Der Anspruch „Wir zuerst“ zersetzt nicht nur eine Kultur der Solidarität, sondern pocht auch auf das Recht des Stärkeren. Etliche Potentaten halten sich je nach Belieben nicht mehr an Verträge und eingegangene Verpflichtungen, lassen den Respekt vor Recht, vor Gerichten oder gar vor der Souveränität von Staaten vermissen. Sie verfolgen ihre Ziele lieber mit Hilfe von Propaganda, Einschüchterung und Anwendung von Sanktionen und Gewalt. Viele empfinden dies als bedrohlich. Ängste und Sorgen erwecken bei den Menschen auch die Auswirkungen des Klimawandels und die diesbezüglichen Vorhersagen der Wissenschaft. Doch Verzweiflung und Resignation sind keine Lösung. Bleibt zu hoffen, dass in der Welt die Vernunft siegt und bei jedem Einzelnen die Erkenntnis dessen wächst, was im Interesse von Mensch und Welt zu tun ist. Mut, Phantasie und der Respekt gegenüber jeder Kreatur sind bei unserem Handeln gefragt. Als Einzelne können wir die Welt nicht im Ganzen ändern, aber wir können dazu beitragen, Ungerechtigkeit und Benachteiligung aus unserem Leben zu verbannen. Wir können dazu beitragen, dass die Welt in unserer Nähe besser und humaner wird. Es gilt, den Menschen und seine Würde ins Zentrum des Denkens und Handelns zu rücken.
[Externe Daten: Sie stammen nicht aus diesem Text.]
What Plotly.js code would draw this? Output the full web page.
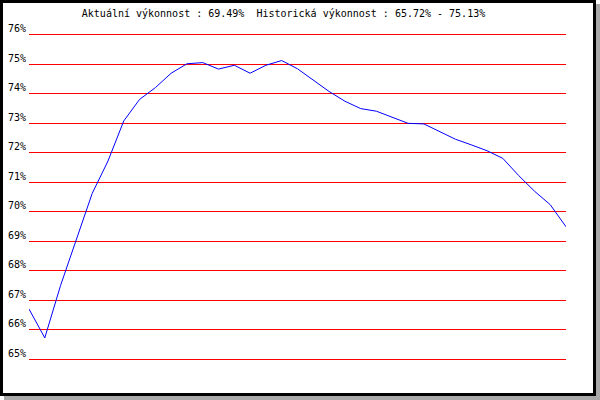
<!DOCTYPE html>
<html>
<head>
<meta charset="utf-8">
<script src="https://cdn.plot.ly/plotly-3.0.1.min.js"></script>
<style>
  html, body { margin: 0; padding: 0; background: #ffffff; }
  #frame {
    position: absolute; left: 0; top: 0;
    width: 590px; height: 390px;
    border: 3px solid #000000;
    background: #ffffff;
    box-shadow: 4px 4px 0 #a9a9a9;
  }
  #chart { position: absolute; left: 0; top: 0; width: 600px; height: 400px; }
</style>
</head>
<body>
<div id="frame"></div>
<div id="chart"></div>
<script>
// Performance values (%)
const performance = [
  66.70, 65.72, 67.50, 69.07, 70.62, 71.72, 73.08, 73.81, 74.21, 74.70,
  75.02, 75.06, 74.84, 74.97, 74.70, 74.97, 75.13, 74.85, 74.45, 74.08,
  73.75, 73.50, 73.41, 73.20, 73.00, 72.98, 72.72, 72.46, 72.27, 72.07,
  71.81, 71.23, 70.70, 70.24, 69.49
];
const yTickValues = [65, 66, 67, 68, 69, 70, 71, 72, 73, 74, 75, 76];
const titleText = "Aktuální výkonnost : 69.49%  Historická výkonnost : 65.72% - 75.13%";

const trace = {
  y: performance,
  type: "scatter",
  mode: "lines",
  line: { color: "#0000ff", width: 1 },
  hoverinfo: "skip"
};

const layout = {
  width: 600,
  height: 400,
  paper_bgcolor: "rgba(0,0,0,0)",
  plot_bgcolor: "rgba(0,0,0,0)",
  margin: { l: 29, r: 34, t: 29.1, b: 34.8 },
  showlegend: false,
  font: { family: "DejaVu Sans Mono", size: 10, color: "#000000" },
  title: {
    text: titleText,
    font: { family: "DejaVu Sans Mono", size: 10, color: "#000000" },
    xref: "container", yref: "container",
    x: 0.4725, xanchor: "center",
    y: 0.9675, yanchor: "middle"
  },
  xaxis: {
    range: [0, performance.length - 1],
    visible: false,
    showgrid: false,
    zeroline: false
  },
  yaxis: {
    range: [64.8, 76.2],
    tickvals: yTickValues,
    ticktext: yTickValues.map(v => v + "%"),
    showgrid: true,
    gridcolor: "#ff0000",
    gridwidth: 1,
    zeroline: false,
    showline: false,
    ticks: "",
    ticklabelshift: -6,
    ticklabelstandoff: 2,
    tickfont: { family: "DejaVu Sans Mono", size: 10, color: "#000000" },
    fixedrange: true
  }
};

Plotly.newPlot("chart", [trace], layout, { staticPlot: true, displayModeBar: false });
</script>
</body>
</html>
Exemplarisch geschieht dies an Weihnachten, wenn alle, die dieses Fest feiern, sich dem Kind im Stall von Bethlehem zuwenden wie einst die Hirten, die Engel und die Weisen aus dem Morgenlande – alle Welt: Würde ist auch am Rande der Gesellschaft nicht verlierbar! Im christlichen Glauben ist dieses Kind der Erlöser der Welt. Die Ehrerbietung und Wertschätzung des Kindes im Stall von Bethlehem ist auch ein Appell an uns: Vernachlässigt nicht die Würde der Ausgegrenzten, sucht sie auf und wendet euch ihnen zu, schenkt ihnen eure Aufmerksamkeit, Liebe und Unterstützung! Denn wer sind wir, wenn wir sie aus unserer Gemeinschaft ausschließen? Mit der Feier der Geburt Jesu dürfen wir die immer wieder tröstlichen Zusagen aus dem Alten Testament in Erinnerung rufen: „Ich will Euch Zukunft und Hoffnung geben“ (Jer 29,11) „Fürchte Dich nicht, denn ich habe Dich erlöst; ich habe Dich bei deinem Namen gerufen. Du bist mein“ (Jes 43,1). (Vgl. die Vertonung https://www.youtube.com/watch?v=8ZTktGJgEGU von Johann Christoph Bach). Wenn das tiefe Vertrauen, das J.C. Bach musikalisch zum Ausdruck bringt, und die tröstliche Botschaft der Texte uns direkt ansprechen, erfahren wir einen Hauch von Erlösung. Innere Ruhe hält Einzug. Wir wissen uns geborgen, können voll Vertrauen und Hoffnung mutig emporschauend und mit Zuversicht – wie die SPES – getrost in die Zukunft blicken, gelassen erwarten, was da kommen mag. Die Hoffnung wird auch uns beflügeln, uns Flügel verleihen. Sie wird zur Quelle übergroßer Freude für uns und andere, sie verleiht Kraft und Mut für solidarisches, fürsorgliches Leben.